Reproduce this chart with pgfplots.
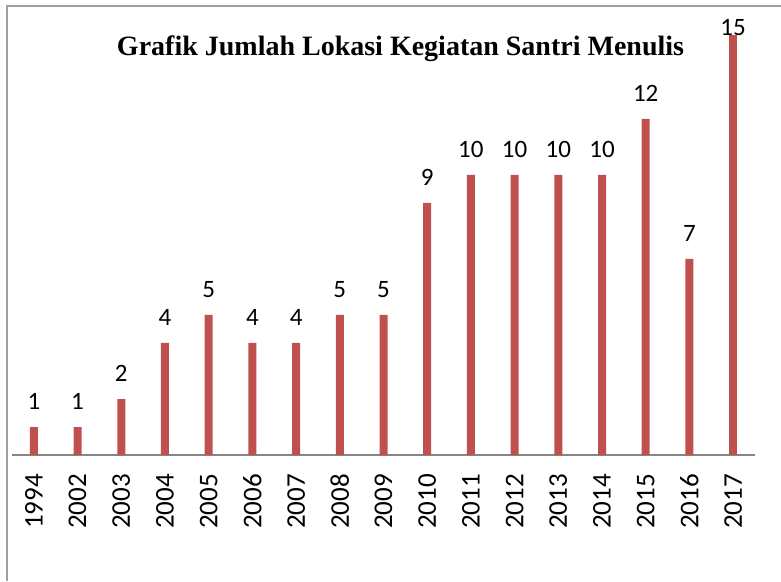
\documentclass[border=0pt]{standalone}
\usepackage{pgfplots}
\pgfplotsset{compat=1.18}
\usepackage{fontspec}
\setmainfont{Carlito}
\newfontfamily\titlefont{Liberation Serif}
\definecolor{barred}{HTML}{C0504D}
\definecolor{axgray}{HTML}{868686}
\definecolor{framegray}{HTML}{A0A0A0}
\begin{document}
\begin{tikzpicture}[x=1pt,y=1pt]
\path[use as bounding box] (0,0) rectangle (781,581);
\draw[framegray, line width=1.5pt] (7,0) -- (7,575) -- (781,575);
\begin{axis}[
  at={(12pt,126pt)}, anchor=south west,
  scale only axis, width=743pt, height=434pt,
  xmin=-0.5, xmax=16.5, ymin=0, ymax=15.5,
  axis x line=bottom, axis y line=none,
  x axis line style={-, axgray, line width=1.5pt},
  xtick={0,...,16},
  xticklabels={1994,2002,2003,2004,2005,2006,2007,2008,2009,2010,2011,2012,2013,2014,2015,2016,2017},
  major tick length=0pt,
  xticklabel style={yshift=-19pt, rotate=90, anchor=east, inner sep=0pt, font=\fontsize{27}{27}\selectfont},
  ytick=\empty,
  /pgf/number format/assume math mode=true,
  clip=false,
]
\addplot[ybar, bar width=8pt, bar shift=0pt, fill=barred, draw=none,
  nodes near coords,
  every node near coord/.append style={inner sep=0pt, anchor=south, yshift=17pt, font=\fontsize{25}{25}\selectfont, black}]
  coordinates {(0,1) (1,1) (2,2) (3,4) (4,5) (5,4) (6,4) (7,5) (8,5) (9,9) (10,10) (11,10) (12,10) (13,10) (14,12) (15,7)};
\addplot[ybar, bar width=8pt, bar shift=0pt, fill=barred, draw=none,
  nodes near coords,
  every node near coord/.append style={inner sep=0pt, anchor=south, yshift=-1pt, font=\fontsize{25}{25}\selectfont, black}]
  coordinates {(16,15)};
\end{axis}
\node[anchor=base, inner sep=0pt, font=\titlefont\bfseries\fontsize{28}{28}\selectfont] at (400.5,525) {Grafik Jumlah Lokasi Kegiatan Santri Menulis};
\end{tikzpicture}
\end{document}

################

#### [Given task]
Except for the pictures, reproduce every line exactly.

#### [Full output]
Reproduce this chart with pgfplots.
\documentclass[border=0pt]{standalone}
\usepackage{pgfplots}
\pgfplotsset{compat=1.18}
\usepackage{fontspec}
\setmainfont{Carlito}
\newfontfamily\titlefont{Liberation Serif}
\definecolor{barred}{HTML}{C0504D}
\definecolor{axgray}{HTML}{868686}
\definecolor{framegray}{HTML}{A0A0A0}
\begin{document}
\begin{tikzpicture}[x=1pt,y=1pt]
\path[use as bounding box] (0,0) rectangle (781,581);
\draw[framegray, line width=1.5pt] (7,0) -- (7,575) -- (781,575);
\begin{axis}[
  at={(12pt,126pt)}, anchor=south west,
  scale only axis, width=743pt, height=434pt,
  xmin=-0.5, xmax=16.5, ymin=0, ymax=15.5,
  axis x line=bottom, axis y line=none,
  x axis line style={-, axgray, line width=1.5pt},
  xtick={0,...,16},
  xticklabels={1994,2002,2003,2004,2005,2006,2007,2008,2009,2010,2011,2012,2013,2014,2015,2016,2017},
  major tick length=0pt,
  xticklabel style={yshift=-19pt, rotate=90, anchor=east, inner sep=0pt, font=\fontsize{27}{27}\selectfont},
  ytick=\empty,
  /pgf/number format/assume math mode=true,
  clip=false,
]
\addplot[ybar, bar width=8pt, bar shift=0pt, fill=barred, draw=none,
  nodes near coords,
  every node near coord/.append style={inner sep=0pt, anchor=south, yshift=17pt, font=\fontsize{25}{25}\selectfont, black}]
  coordinates {(0,1) (1,1) (2,2) (3,4) (4,5) (5,4) (6,4) (7,5) (8,5) (9,9) (10,10) (11,10) (12,10) (13,10) (14,12) (15,7)};
\addplot[ybar, bar width=8pt, bar shift=0pt, fill=barred, draw=none,
  nodes near coords,
  every node near coord/.append style={inner sep=0pt, anchor=south, yshift=-1pt, font=\fontsize{25}{25}\selectfont, black}]
  coordinates {(16,15)};
\end{axis}
\node[anchor=base, inner sep=0pt, font=\titlefont\bfseries\fontsize{28}{28}\selectfont] at (400.5,525) {Grafik Jumlah Lokasi Kegiatan Santri Menulis};
\end{tikzpicture}
\end{document}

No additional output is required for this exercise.